** begin Data extract **
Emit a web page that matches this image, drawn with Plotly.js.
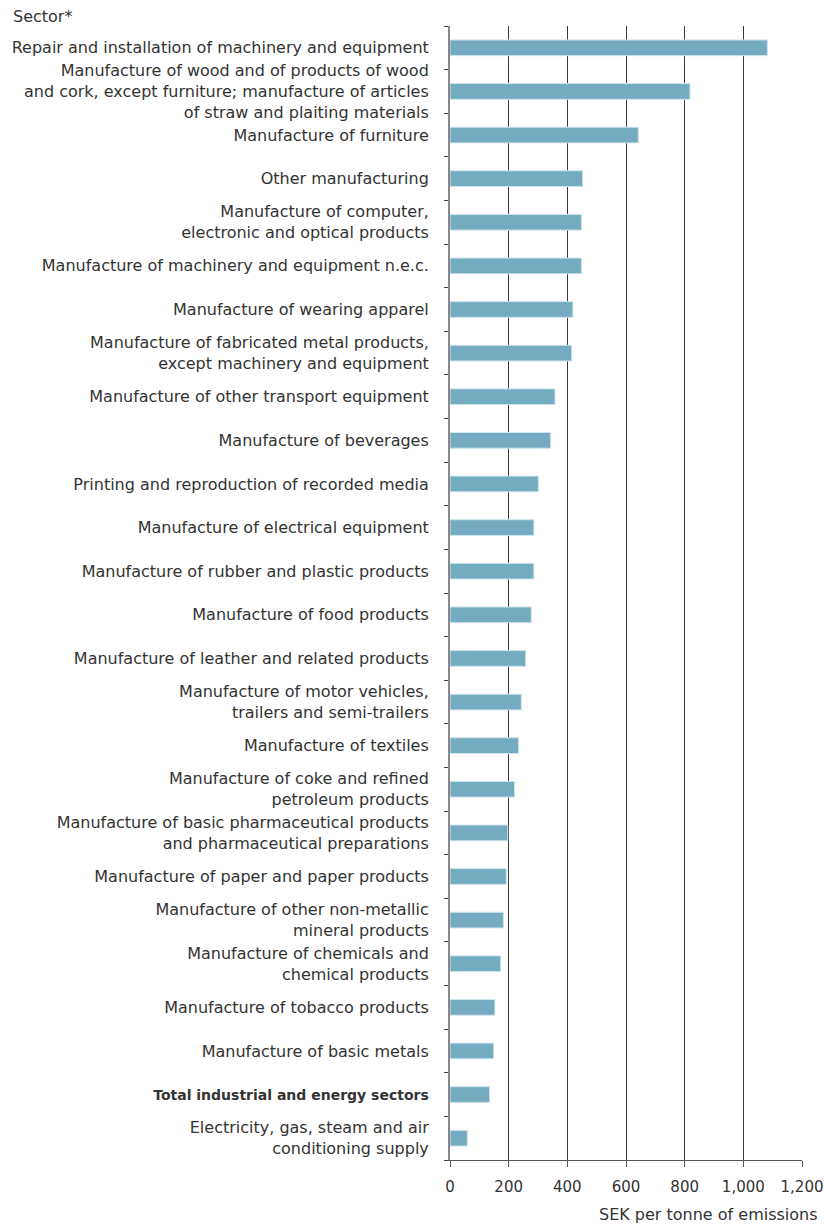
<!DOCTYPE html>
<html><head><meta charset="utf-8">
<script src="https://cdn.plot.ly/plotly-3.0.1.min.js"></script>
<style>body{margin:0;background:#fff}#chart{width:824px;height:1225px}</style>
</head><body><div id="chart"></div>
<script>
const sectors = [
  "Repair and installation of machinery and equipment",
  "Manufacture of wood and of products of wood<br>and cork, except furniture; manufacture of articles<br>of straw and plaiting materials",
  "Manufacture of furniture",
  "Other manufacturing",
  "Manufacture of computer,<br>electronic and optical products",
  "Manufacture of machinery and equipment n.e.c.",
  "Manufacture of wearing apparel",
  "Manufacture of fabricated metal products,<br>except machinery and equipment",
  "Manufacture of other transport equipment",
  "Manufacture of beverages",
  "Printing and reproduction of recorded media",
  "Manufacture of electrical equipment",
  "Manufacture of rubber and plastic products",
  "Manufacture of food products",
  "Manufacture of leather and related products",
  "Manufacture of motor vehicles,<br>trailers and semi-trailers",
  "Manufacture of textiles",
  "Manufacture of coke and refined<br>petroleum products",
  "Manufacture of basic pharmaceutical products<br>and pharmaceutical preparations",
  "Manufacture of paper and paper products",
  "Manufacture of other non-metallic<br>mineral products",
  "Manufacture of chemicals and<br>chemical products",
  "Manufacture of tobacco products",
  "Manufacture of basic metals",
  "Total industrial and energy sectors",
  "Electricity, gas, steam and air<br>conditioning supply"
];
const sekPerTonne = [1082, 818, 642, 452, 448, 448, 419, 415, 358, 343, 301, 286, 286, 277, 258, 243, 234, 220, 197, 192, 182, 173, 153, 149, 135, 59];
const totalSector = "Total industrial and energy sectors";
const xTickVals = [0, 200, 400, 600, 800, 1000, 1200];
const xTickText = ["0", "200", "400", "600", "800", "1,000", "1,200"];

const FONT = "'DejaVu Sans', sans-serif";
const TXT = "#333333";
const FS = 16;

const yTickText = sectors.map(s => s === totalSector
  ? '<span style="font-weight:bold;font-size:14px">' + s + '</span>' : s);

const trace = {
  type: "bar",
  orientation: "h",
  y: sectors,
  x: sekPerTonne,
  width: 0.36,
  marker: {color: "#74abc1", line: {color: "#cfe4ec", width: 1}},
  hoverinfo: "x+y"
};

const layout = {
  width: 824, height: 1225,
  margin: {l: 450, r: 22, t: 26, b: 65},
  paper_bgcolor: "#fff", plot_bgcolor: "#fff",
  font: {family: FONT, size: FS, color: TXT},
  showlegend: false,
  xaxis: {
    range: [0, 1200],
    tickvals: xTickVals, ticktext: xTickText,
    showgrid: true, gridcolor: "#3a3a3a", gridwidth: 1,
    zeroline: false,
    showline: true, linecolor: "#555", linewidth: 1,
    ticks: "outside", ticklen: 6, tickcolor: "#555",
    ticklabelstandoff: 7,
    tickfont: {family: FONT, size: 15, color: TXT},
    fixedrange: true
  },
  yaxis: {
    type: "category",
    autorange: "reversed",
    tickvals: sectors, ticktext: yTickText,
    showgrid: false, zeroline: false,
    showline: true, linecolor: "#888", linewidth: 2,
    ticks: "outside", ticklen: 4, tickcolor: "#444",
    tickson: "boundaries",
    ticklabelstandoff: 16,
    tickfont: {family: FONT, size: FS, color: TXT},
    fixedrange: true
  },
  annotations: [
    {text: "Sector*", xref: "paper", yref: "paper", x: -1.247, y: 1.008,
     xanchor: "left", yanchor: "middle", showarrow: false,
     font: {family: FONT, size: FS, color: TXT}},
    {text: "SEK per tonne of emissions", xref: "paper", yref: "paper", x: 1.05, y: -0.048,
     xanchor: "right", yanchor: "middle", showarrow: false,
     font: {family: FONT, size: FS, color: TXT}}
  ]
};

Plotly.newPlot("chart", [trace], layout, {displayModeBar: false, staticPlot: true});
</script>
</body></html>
** end Data extract **
▶ Exercise directions: Give all the lines above again, character for character, without pictures.

▶ Right answer:
Emit a web page that matches this image, drawn with Plotly.js.
<!DOCTYPE html>
<html><head><meta charset="utf-8">
<script src="https://cdn.plot.ly/plotly-3.0.1.min.js"></script>
<style>body{margin:0;background:#fff}#chart{width:824px;height:1225px}</style>
</head><body><div id="chart"></div>
<script>
const sectors = [
  "Repair and installation of machinery and equipment",
  "Manufacture of wood and of products of wood<br>and cork, except furniture; manufacture of articles<br>of straw and plaiting materials",
  "Manufacture of furniture",
  "Other manufacturing",
  "Manufacture of computer,<br>electronic and optical products",
  "Manufacture of machinery and equipment n.e.c.",
  "Manufacture of wearing apparel",
  "Manufacture of fabricated metal products,<br>except machinery and equipment",
  "Manufacture of other transport equipment",
  "Manufacture of beverages",
  "Printing and reproduction of recorded media",
  "Manufacture of electrical equipment",
  "Manufacture of rubber and plastic products",
  "Manufacture of food products",
  "Manufacture of leather and related products",
  "Manufacture of motor vehicles,<br>trailers and semi-trailers",
  "Manufacture of textiles",
  "Manufacture of coke and refined<br>petroleum products",
  "Manufacture of basic pharmaceutical products<br>and pharmaceutical preparations",
  "Manufacture of paper and paper products",
  "Manufacture of other non-metallic<br>mineral products",
  "Manufacture of chemicals and<br>chemical products",
  "Manufacture of tobacco products",
  "Manufacture of basic metals",
  "Total industrial and energy sectors",
  "Electricity, gas, steam and air<br>conditioning supply"
];
const sekPerTonne = [1082, 818, 642, 452, 448, 448, 419, 415, 358, 343, 301, 286, 286, 277, 258, 243, 234, 220, 197, 192, 182, 173, 153, 149, 135, 59];
const totalSector = "Total industrial and energy sectors";
const xTickVals = [0, 200, 400, 600, 800, 1000, 1200];
const xTickText = ["0", "200", "400", "600", "800", "1,000", "1,200"];

const FONT = "'DejaVu Sans', sans-serif";
const TXT = "#333333";
const FS = 16;

const yTickText = sectors.map(s => s === totalSector
  ? '<span style="font-weight:bold;font-size:14px">' + s + '</span>' : s);

const trace = {
  type: "bar",
  orientation: "h",
  y: sectors,
  x: sekPerTonne,
  width: 0.36,
  marker: {color: "#74abc1", line: {color: "#cfe4ec", width: 1}},
  hoverinfo: "x+y"
};

const layout = {
  width: 824, height: 1225,
  margin: {l: 450, r: 22, t: 26, b: 65},
  paper_bgcolor: "#fff", plot_bgcolor: "#fff",
  font: {family: FONT, size: FS, color: TXT},
  showlegend: false,
  xaxis: {
    range: [0, 1200],
    tickvals: xTickVals, ticktext: xTickText,
    showgrid: true, gridcolor: "#3a3a3a", gridwidth: 1,
    zeroline: false,
    showline: true, linecolor: "#555", linewidth: 1,
    ticks: "outside", ticklen: 6, tickcolor: "#555",
    ticklabelstandoff: 7,
    tickfont: {family: FONT, size: 15, color: TXT},
    fixedrange: true
  },
  yaxis: {
    type: "category",
    autorange: "reversed",
    tickvals: sectors, ticktext: yTickText,
    showgrid: false, zeroline: false,
    showline: true, linecolor: "#888", linewidth: 2,
    ticks: "outside", ticklen: 4, tickcolor: "#444",
    tickson: "boundaries",
    ticklabelstandoff: 16,
    tickfont: {family: FONT, size: FS, color: TXT},
    fixedrange: true
  },
  annotations: [
    {text: "Sector*", xref: "paper", yref: "paper", x: -1.247, y: 1.008,
     xanchor: "left", yanchor: "middle", showarrow: false,
     font: {family: FONT, size: FS, color: TXT}},
    {text: "SEK per tonne of emissions", xref: "paper", yref: "paper", x: 1.05, y: -0.048,
     xanchor: "right", yanchor: "middle", showarrow: false,
     font: {family: FONT, size: FS, color: TXT}}
  ]
};

Plotly.newPlot("chart", [trace], layout, {displayModeBar: false, staticPlot: true});
</script>
</body></html>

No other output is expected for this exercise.